Poet and creative writing professor Paul Muldoon, an opponent of grade deflation, wrote a widely read letter to The Daily Princetonian, saying that discussions of the policy often overlook how it affects the faculty. Muldoon shared his views on the system’s downsides with PAW intern Allie Weiss ’13.

You argue that grade deflation is offensive to the faculty. Why?

Because it implies that this rather able faculty is suddenly unable to calculate a grade.

How has grade deflation affected your experience as a professor? How do you think it affects the students?
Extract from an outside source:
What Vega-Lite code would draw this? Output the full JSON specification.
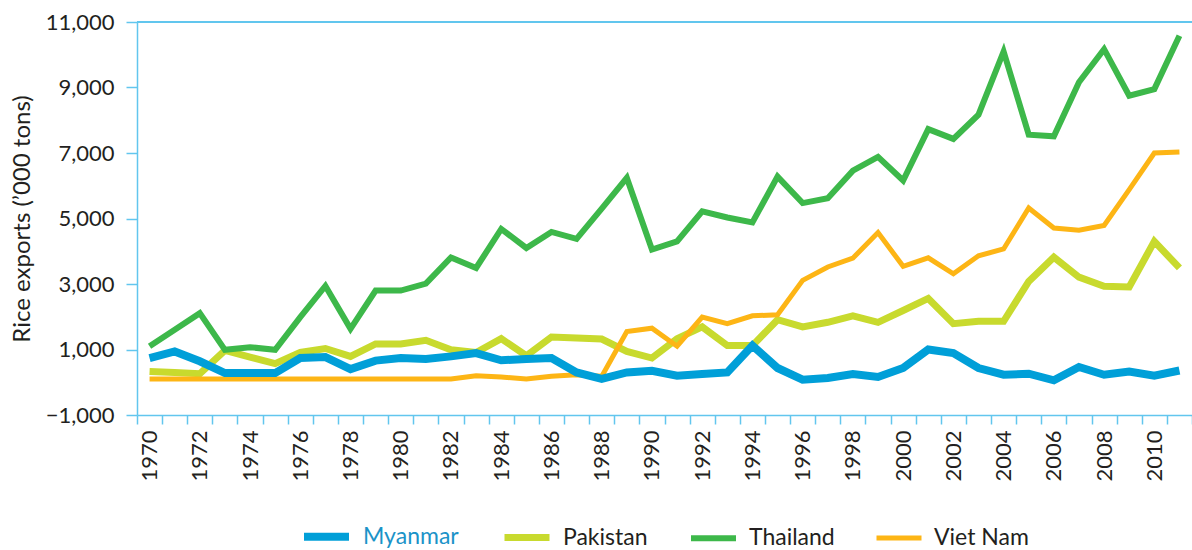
{
  "$schema": "https://vega.github.io/schema/vega-lite/v6.json",
  "width": 1055,
  "height": 393,
  "autosize": {"type": "none"},
  "padding": {"left": 137, "top": 22, "right": 0, "bottom": 135},
  "background": "white",
  "config": {
    "view": {"stroke": null},
    "font": "Lato",
    "axis": {
      "domainColor": "#62c6ee",
      "tickColor": "#62c6ee",
      "domainWidth": 1.5,
      "tickWidth": 1.5,
      "labelFont": "Lato",
      "labelFontSize": 22,
      "labelColor": "#231f20",
      "titleFont": "Lato",
      "titleFontSize": 24,
      "titleFontWeight": "normal",
      "titleColor": "#231f20",
      "grid": false
    }
  },
  "data": {"values": [
    {"year":1970,"country":"Myanmar","value":740},{"year":1971,"country":"Myanmar","value":940},{"year":1972,"country":"Myanmar","value":640},{"year":1973,"country":"Myanmar","value":280},{"year":1974,"country":"Myanmar","value":280},{"year":1975,"country":"Myanmar","value":280},{"year":1976,"country":"Myanmar","value":740},{"year":1977,"country":"Myanmar","value":770},{"year":1978,"country":"Myanmar","value":400},{"year":1979,"country":"Myanmar","value":660},{"year":1980,"country":"Myanmar","value":740},{"year":1981,"country":"Myanmar","value":710},{"year":1982,"country":"Myanmar","value":790},{"year":1983,"country":"Myanmar","value":890},{"year":1984,"country":"Myanmar","value":670},{"year":1985,"country":"Myanmar","value":710},{"year":1986,"country":"Myanmar","value":740},{"year":1987,"country":"Myanmar","value":300},{"year":1988,"country":"Myanmar","value":100},{"year":1989,"country":"Myanmar","value":300},{"year":1990,"country":"Myanmar","value":350},{"year":1991,"country":"Myanmar","value":200},{"year":1992,"country":"Myanmar","value":250},{"year":1993,"country":"Myanmar","value":300},{"year":1994,"country":"Myanmar","value":1120},{"year":1995,"country":"Myanmar","value":435},{"year":1996,"country":"Myanmar","value":80},{"year":1997,"country":"Myanmar","value":130},{"year":1998,"country":"Myanmar","value":250},{"year":1999,"country":"Myanmar","value":160},{"year":2000,"country":"Myanmar","value":435},{"year":2001,"country":"Myanmar","value":1000},{"year":2002,"country":"Myanmar","value":890},{"year":2003,"country":"Myanmar","value":435},{"year":2004,"country":"Myanmar","value":230},{"year":2005,"country":"Myanmar","value":260},{"year":2006,"country":"Myanmar","value":60},{"year":2007,"country":"Myanmar","value":465},{"year":2008,"country":"Myanmar","value":230},{"year":2009,"country":"Myanmar","value":330},{"year":2010,"country":"Myanmar","value":200},{"year":2011,"country":"Myanmar","value":360},
    {"year":1970,"country":"Pakistan","value":330},{"year":1971,"country":"Pakistan","value":295},{"year":1972,"country":"Pakistan","value":260},{"year":1973,"country":"Pakistan","value":970},{"year":1974,"country":"Pakistan","value":770},{"year":1975,"country":"Pakistan","value":570},{"year":1976,"country":"Pakistan","value":910},{"year":1977,"country":"Pakistan","value":1030},{"year":1978,"country":"Pakistan","value":790},{"year":1979,"country":"Pakistan","value":1170},{"year":1980,"country":"Pakistan","value":1170},{"year":1981,"country":"Pakistan","value":1280},{"year":1982,"country":"Pakistan","value":990},{"year":1983,"country":"Pakistan","value":910},{"year":1984,"country":"Pakistan","value":1330},{"year":1985,"country":"Pakistan","value":810},{"year":1986,"country":"Pakistan","value":1380},{"year":1987,"country":"Pakistan","value":1350},{"year":1988,"country":"Pakistan","value":1320},{"year":1989,"country":"Pakistan","value":940},{"year":1990,"country":"Pakistan","value":740},{"year":1991,"country":"Pakistan","value":1330},{"year":1992,"country":"Pakistan","value":1690},{"year":1993,"country":"Pakistan","value":1120},{"year":1994,"country":"Pakistan","value":1120},{"year":1995,"country":"Pakistan","value":1910},{"year":1996,"country":"Pakistan","value":1690},{"year":1997,"country":"Pakistan","value":1830},{"year":1998,"country":"Pakistan","value":2030},{"year":1999,"country":"Pakistan","value":1830},{"year":2000,"country":"Pakistan","value":2190},{"year":2001,"country":"Pakistan","value":2560},{"year":2002,"country":"Pakistan","value":1790},{"year":2003,"country":"Pakistan","value":1860},{"year":2004,"country":"Pakistan","value":1860},{"year":2005,"country":"Pakistan","value":3080},{"year":2006,"country":"Pakistan","value":3820},{"year":2007,"country":"Pakistan","value":3210},{"year":2008,"country":"Pakistan","value":2930},{"year":2009,"country":"Pakistan","value":2910},{"year":2010,"country":"Pakistan","value":4300},{"year":2011,"country":"Pakistan","value":3490},
    {"year":1970,"country":"Thailand","value":1100},{"year":1971,"country":"Thailand","value":1600},{"year":1972,"country":"Thailand","value":2110},{"year":1973,"country":"Thailand","value":990},{"year":1974,"country":"Thailand","value":1070},{"year":1975,"country":"Thailand","value":990},{"year":1976,"country":"Thailand","value":1990},{"year":1977,"country":"Thailand","value":2940},{"year":1978,"country":"Thailand","value":1630},{"year":1979,"country":"Thailand","value":2800},{"year":1980,"country":"Thailand","value":2800},{"year":1981,"country":"Thailand","value":3010},{"year":1982,"country":"Thailand","value":3810},{"year":1983,"country":"Thailand","value":3490},{"year":1984,"country":"Thailand","value":4680},{"year":1985,"country":"Thailand","value":4100},{"year":1986,"country":"Thailand","value":4590},{"year":1987,"country":"Thailand","value":4380},{"year":1988,"country":"Thailand","value":5300},{"year":1989,"country":"Thailand","value":6240},{"year":1990,"country":"Thailand","value":4050},{"year":1991,"country":"Thailand","value":4300},{"year":1992,"country":"Thailand","value":5220},{"year":1993,"country":"Thailand","value":5030},{"year":1994,"country":"Thailand","value":4880},{"year":1995,"country":"Thailand","value":6280},{"year":1996,"country":"Thailand","value":5470},{"year":1997,"country":"Thailand","value":5620},{"year":1998,"country":"Thailand","value":6460},{"year":1999,"country":"Thailand","value":6880},{"year":2000,"country":"Thailand","value":6160},{"year":2001,"country":"Thailand","value":7730},{"year":2002,"country":"Thailand","value":7430},{"year":2003,"country":"Thailand","value":8170},{"year":2004,"country":"Thailand","value":10100},{"year":2005,"country":"Thailand","value":7560},{"year":2006,"country":"Thailand","value":7510},{"year":2007,"country":"Thailand","value":9160},{"year":2008,"country":"Thailand","value":10170},{"year":2009,"country":"Thailand","value":8750},{"year":2010,"country":"Thailand","value":8950},{"year":2011,"country":"Thailand","value":10580},
    {"year":1970,"country":"Viet Nam","value":100},{"year":1971,"country":"Viet Nam","value":100},{"year":1972,"country":"Viet Nam","value":100},{"year":1973,"country":"Viet Nam","value":100},{"year":1974,"country":"Viet Nam","value":100},{"year":1975,"country":"Viet Nam","value":100},{"year":1976,"country":"Viet Nam","value":100},{"year":1977,"country":"Viet Nam","value":100},{"year":1978,"country":"Viet Nam","value":100},{"year":1979,"country":"Viet Nam","value":100},{"year":1980,"country":"Viet Nam","value":100},{"year":1981,"country":"Viet Nam","value":100},{"year":1982,"country":"Viet Nam","value":100},{"year":1983,"country":"Viet Nam","value":200},{"year":1984,"country":"Viet Nam","value":160},{"year":1985,"country":"Viet Nam","value":100},{"year":1986,"country":"Viet Nam","value":180},{"year":1987,"country":"Viet Nam","value":230},{"year":1988,"country":"Viet Nam","value":180},{"year":1989,"country":"Viet Nam","value":1550},{"year":1990,"country":"Viet Nam","value":1650},{"year":1991,"country":"Viet Nam","value":1100},{"year":1992,"country":"Viet Nam","value":1990},{"year":1993,"country":"Viet Nam","value":1790},{"year":1994,"country":"Viet Nam","value":2030},{"year":1995,"country":"Viet Nam","value":2060},{"year":1996,"country":"Viet Nam","value":3110},{"year":1997,"country":"Viet Nam","value":3520},{"year":1998,"country":"Viet Nam","value":3790},{"year":1999,"country":"Viet Nam","value":4570},{"year":2000,"country":"Viet Nam","value":3540},{"year":2001,"country":"Viet Nam","value":3800},{"year":2002,"country":"Viet Nam","value":3310},{"year":2003,"country":"Viet Nam","value":3860},{"year":2004,"country":"Viet Nam","value":4070},{"year":2005,"country":"Viet Nam","value":5320},{"year":2006,"country":"Viet Nam","value":4710},{"year":2007,"country":"Viet Nam","value":4640},{"year":2008,"country":"Viet Nam","value":4790},{"year":2009,"country":"Viet Nam","value":5880},{"year":2010,"country":"Viet Nam","value":7000},{"year":2011,"country":"Viet Nam","value":7030}
  ]},
  "encoding": {
    "x": {
      "field": "year",
      "type": "ordinal",
      "scale": {"paddingInner": 0, "paddingOuter": 0},
      "axis": {
        "title": null,
        "tickBand": "extent",
        "labelAngle": -90,
        "labelExpr": "datum.value % 2 == 0 ? datum.label : ''",
        "labelOverlap": false,
        "tickSize": 9,
        "labelPadding": 6
      }
    },
    "y": {
      "field": "value",
      "type": "quantitative",
      "scale": {"domain": [-1000, 11000], "nice": false, "zero": false},
      "axis": {
        "title": "Rice exports (’000 tons)",
        "values": [-1000, 1000, 3000, 5000, 7000, 9000, 11000],
        "format": ",.0f",
        "tickSize": 11,
        "labelPadding": 12,
        "titlePadding": 11
      }
    },
    "color": {
      "field": "country",
      "type": "nominal",
      "scale": {
        "domain": ["Myanmar", "Pakistan", "Thailand", "Viet Nam"],
        "range": ["#009fd8", "#c8da2e", "#3db84a", "#fdb515"]
      },
      "legend": {
        "title": null,
        "orient": "none",
        "direction": "horizontal",
        "legendX": 163,
        "legendY": 488,
        "symbolType": "stroke",
        "symbolSize": 2025,
        "symbolStrokeWidth": 5,
        "labelFont": "Lato",
        "labelFontSize": 23,
        "labelColor": "#231f20",
        "labelOffset": 10,
        "columnPadding": 31,
        "encode": {
          "labels": {"update": {"fill": {"signal": "datum.label === 'Myanmar' ? '#1b93c8' : '#231f20'"}}},
          "symbols": {"update": {"strokeWidth": {"signal": "datum.label === 'Myanmar' ? 8 : 5"}}}
        }
      }
    },
    "strokeWidth": {
      "field": "country",
      "type": "nominal",
      "scale": {"domain": ["Myanmar", "Pakistan", "Thailand", "Viet Nam"], "range": [8, 5, 5, 5]},
      "legend": null
    }
  },
  "layer": [
    {
      "mark": {"type": "rule", "color": "#62c6ee", "strokeWidth": 1.5},
      "encoding": {"y": {"datum": 11000}, "x": null, "color": null, "strokeWidth": null}
    },
    {
      "transform": [{"filter": "datum.country !== 'Myanmar'"}],
      "mark": {"type": "line", "strokeCap": "butt", "strokeJoin": "miter"}
    },
    {
      "transform": [{"filter": "datum.country === 'Myanmar'"}],
      "mark": {"type": "line", "strokeCap": "butt", "strokeJoin": "miter"}
    }
  ]
}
Many of the courses I teach [in the creative writing program] are pass/fail, but we grade our senior theses, for example. I myself am coming round to the idea that all creative-arts courses should be graded. In the case of one I’m teaching this semester, called “How to Write a Song,” there are 23 students in it. I would be inclined to give at least 20 of them an A. That’s what they deserve, and that’s what they should get.

What conversations about grading are ­taking place among the faculty? Is there a consensus?

I’m sure faculty grading policies are the least of their concerns. They’ve more important things to be doing. Consensus is an overrated condition. This is a university. We’re meant to encourage people who hold other views.


What would change if the grade deflation was ended?

I’d like to think faculty would grade rigorously and responsibly without the sense of their own efforts being scrutinized and, in the early stages at least, enforced in a rather threatening way. Despite the pretext that this was a faculty-approved initiative, the dogs in the street know that the architect of grade deflation at Princeton was one person. She has moved on. We should now all move on.